Posted by Mmunro49 January 15, 2021 at 11:17
How do you think we can open up the debate on this platform in order to achieve more constructive ideas from a wealth of perspective?
I appreciate the weekly focus but how many people are on your register? Perhaps a different platform would help? It’s always difficult dealing with negative input. I think the statistics from the conference helped to put these in a place but somehow negative posts and lack of proper feedback have dried up the motivation here. And motivation is everything:)
Introduce far more vegetarian and vegan optionsinto workplace.
One of the suggestions from the conference that could totally be used in Council workplaces/ schools with whole communities discussing the whys and wherefores.

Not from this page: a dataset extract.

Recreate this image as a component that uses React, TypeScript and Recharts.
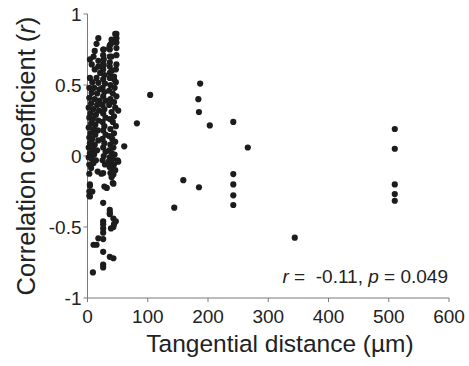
import React from "react";
import { ScatterChart, Scatter, XAxis, YAxis, Customized } from "recharts";

const xTicks = [0, 100, 200, 300, 400, 500, 600];
const yTicks = [-1, -0.5, 0, 0.5, 1];

// dense cluster, column near 0-22 µm
const clusterA: [number, number][] = [
  [18, 0.83], [15, 0.79], [12, 0.74], [10, 0.7], [4, 0.68], [18, 0.67], [7, 0.645], [18, 0.63],
  [12, 0.61], [21, 0.585], [4, 0.55], [15, 0.55], [8, 0.52], [18, 0.515], [3, 0.48], [11, 0.48],
  [20, 0.47], [7, 0.445], [16, 0.44], [3, 0.41], [12, 0.4], [20, 0.39], [6, 0.37], [16, 0.36],
  [2, 0.34], [10, 0.33], [19, 0.32], [5, 0.3], [14, 0.29], [3, 0.27], [9, 0.26], [18, 0.25],
  [6, 0.23], [13, 0.22], [2, 0.2], [10, 0.19], [17, 0.18], [5, 0.16], [13, 0.15], [3, 0.13],
  [8, 0.12], [18, 0.11], [4, 0.09], [12, 0.08], [2, 0.06], [9, 0.05], [16, 0.04], [4, 0.02],
  [11, 0.01], [2, -0.01], [7, -0.02], [14, -0.03], [10, -0.05], [3, -0.06], [6, -0.085], [17, -0.11],
  [3, -0.125], [23, -0.125], [4, -0.2], [4, -0.21], [3, -0.25], [8, -0.25], [4, -0.285], [3, -0.28],
  [18, -0.58], [10, -0.625], [15, -0.625], [9, -0.82],
];

// dense cluster, column near 25-32 µm
const clusterB: [number, number][] = [
  [26, 0.75], [27, 0.75], [26, 0.71], [27, 0.68], [26, 0.645], [27, 0.64], [26, 0.61], [28, 0.57],
  [26, 0.54], [29, 0.51], [25, 0.48], [28, 0.45], [26, 0.42], [30, 0.39], [25, 0.36], [28, 0.33],
  [26, 0.3], [30, 0.27], [25, 0.24], [28, 0.21], [26, 0.18], [30, 0.15], [25, 0.12], [28, 0.09],
  [26, 0.06], [30, 0.03], [27, 0.0], [25, -0.03], [29, -0.06], [26, -0.12], [28, -0.215], [32, -0.225],
  [26, -0.33], [26, -0.46], [26, -0.48], [26, -0.51], [26, -0.54], [26, -0.585], [26, -0.675],
  [26, -0.765], [26, -0.785],
];

// dense cluster, column near 35-51 µm
const clusterC: [number, number][] = [
  [48, 0.86], [46, 0.86], [48, 0.83], [40, 0.82], [48, 0.8], [39, 0.79], [37, 0.78], [48, 0.76],
  [36, 0.76], [37, 0.75], [48, 0.71], [37, 0.7], [40, 0.7], [37, 0.66], [48, 0.645], [37, 0.63],
  [47, 0.61], [40, 0.6], [37, 0.585], [44, 0.56], [37, 0.55], [44, 0.54], [47, 0.52], [38, 0.5],
  [45, 0.48], [36, 0.46], [42, 0.44], [48, 0.42], [38, 0.4], [44, 0.38], [36, 0.36], [46, 0.34],
  [51, 0.32], [40, 0.31], [44, 0.28], [37, 0.26], [42, 0.24], [47, 0.21], [38, 0.19], [44, 0.16],
  [36, 0.14], [41, 0.12], [46, 0.1], [38, 0.08], [43, 0.06], [36, 0.04], [40, 0.02], [45, 0.01],
  [37, -0.01], [42, -0.02], [50, -0.03], [35, -0.04], [51, -0.04], [39, -0.05], [44, -0.06],
  [37, -0.08], [41, -0.09], [46, -0.1], [38, -0.12], [43, -0.13], [40, -0.15], [43, -0.195],
  [42, -0.19], [37, -0.38], [37, -0.4], [37, -0.41], [43, -0.44], [44, -0.48], [47, -0.46],
  [43, -0.5], [39, -0.51], [37, -0.71], [43, -0.72],
];

// sparse points at larger distances
const sparse: [number, number][] = [
  [61, 0.068], [82, 0.23], [104, 0.43], [144, -0.364], [159, -0.17], [185, -0.22], [187, 0.51],
  [184, 0.4], [185, 0.31], [203, 0.215], [242, 0.24], [266, 0.06], [242, -0.127], [242, -0.2],
  [242, -0.277], [242, -0.345], [344, -0.575], [510, 0.19], [510, 0.051], [510, -0.2],
  [510, -0.268], [510, -0.315],
];

const data = [...clusterA, ...clusterB, ...clusterC, ...sparse].map(([x, y]) => ({ x, y }));

const FONT = "'Liberation Sans', Arial, Helvetica, sans-serif";
const AXIS = "#7a7a7a";
const INK = "#222";

const Dot = (props: any) => <circle cx={props.cx} cy={props.cy} r={3.1} fill="#1c1c1c" />;

const Titles = () => (
  <g fontFamily={FONT} fill={INK}>
    <text x={280} y={352} fontSize={24.5} textAnchor="middle">
      Tangential distance (µm)
    </text>
    <text x={35} y={156} fontSize={25.5} textAnchor="middle" transform="rotate(-90 35 156)">
      Correlation coefficient (<tspan fontStyle="italic">r</tspan>)
    </text>
    <text x={448} y={283} fontSize={19} textAnchor="end" style={{ whiteSpace: "pre" }}>
      <tspan fontStyle="italic">r</tspan>{" =  -0.11, "}<tspan fontStyle="italic">p</tspan>{" = 0.049"}
    </text>
  </g>
);

export default function App() {
  return (
    <div style={{ position: "absolute", left: 0, top: 0, background: "#fff" }}>
      <ScatterChart width={469} height={366} margin={{ top: 14, right: 20, left: 0, bottom: 0 }}>
        <XAxis
          type="number"
          dataKey="x"
          domain={[0, 600]}
          ticks={xTicks}
          height={68}
          tickSize={4}
          tickMargin={8}
          stroke={AXIS}
          tick={{ fill: INK, fontSize: 19, fontFamily: FONT }}
          tickLine={{ stroke: AXIS }}
          interval={0}
        />
        <YAxis
          type="number"
          dataKey="y"
          domain={[-1, 1]}
          ticks={yTicks}
          width={87.5}
          tickSize={4}
          tickMargin={2}
          stroke={AXIS}
          tick={{ fill: INK, fontSize: 19, fontFamily: FONT }}
          tickLine={{ stroke: AXIS }}
          interval={0}
        />
        <Scatter data={data} shape={Dot} isAnimationActive={false} />
        <Customized component={Titles} />
      </ScatterChart>
    </div>
  );
}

“The climate issue can't be tackled in isolation to other sustainable measures needed in terms of social and economic development.”
Sometimes it would be great if we could see for ourselves the Council’s commitment, not just to short term goals but to long term ones which are perhaps impossible through lack of finance or staid policies. Is there not a need to be more flexible and realistic? But it’s all out there, and, on the whole becoming more and more affordable as prototypes and trials for what is essentially a new science are slowly put in place.
Change is so hard, particularly when attempting to do so within a prescribed system. Let’s shoot for the stars as, in my opinion, we are all aware, if not doing basic actions. Work out plans for the micro hubs, the smaller solar panels that fit any roof, plant 70 000 trees a year!, add Climate Change policy to CCofE, vire money into sustainable futures and lead by example.
Pie in the sky? Or reality in 10 years time?